Keenly, Filmore and his management use the Spotify data — who’s listening to what songs in what parts of the country — to plot his live shows. If research shows he’s being streamed frequently in the Midwest, he’ll route a whole tour through the region. For a self-sustaining artist like Filmore, such sure-thing tours mean less financial risk. In turn, that success furthers Spotify’s reputation as a career-maker.
“We want to be a part of bringing that next crop of superstars up, and giving people the opportunity to reach fans, make a living off of their music, and be the next Luke Bryan or Jason Aldean. When you have a platform that now gives everyone the ability to distribute their music, whether they’re signed or unsigned, with that comes a responsibility to give artists the tools they need to be able to reach the audiences that may become fans of their music,” says Schaffer. “If we can help them understand how people are consuming music, and where their fans are located, we can help an artist grow their career.”
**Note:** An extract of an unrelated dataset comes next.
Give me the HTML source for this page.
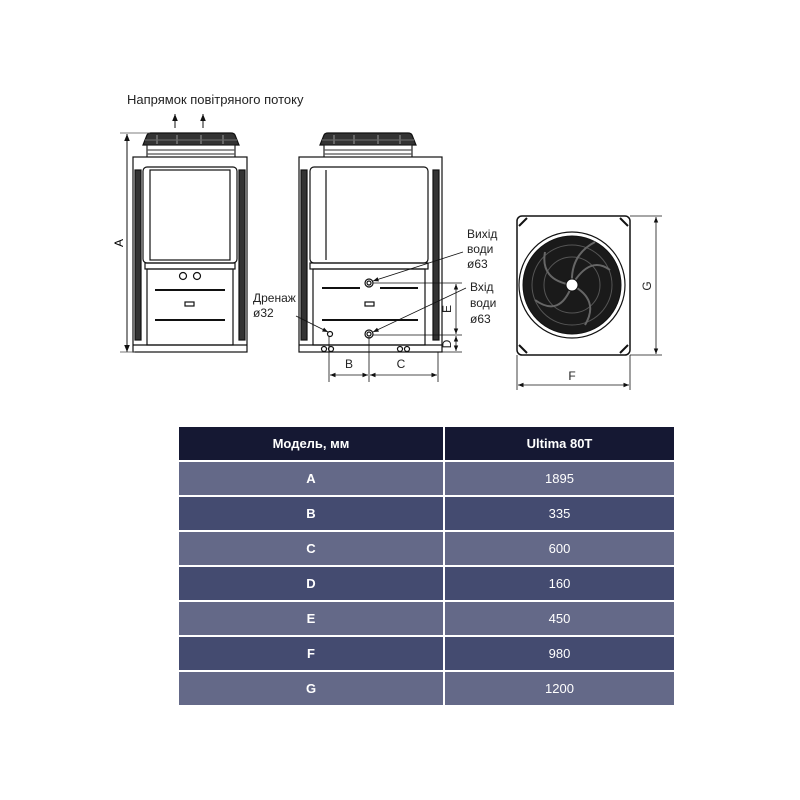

And Spotify can grow its country listenership — which will ultimately plateau after growing faster than any other genre among streaming audiences, a result of slow-to-hop-onboard fans playing catch-up. Still, the service is constantly brainstorming ways to introduce new listeners to their platform.
“It’s getting people to form new habits,” says Schaffer. “For us, once you get them on to the service and they experience the service, it’s an easy habit to form. But we have to get over that initial threshold.”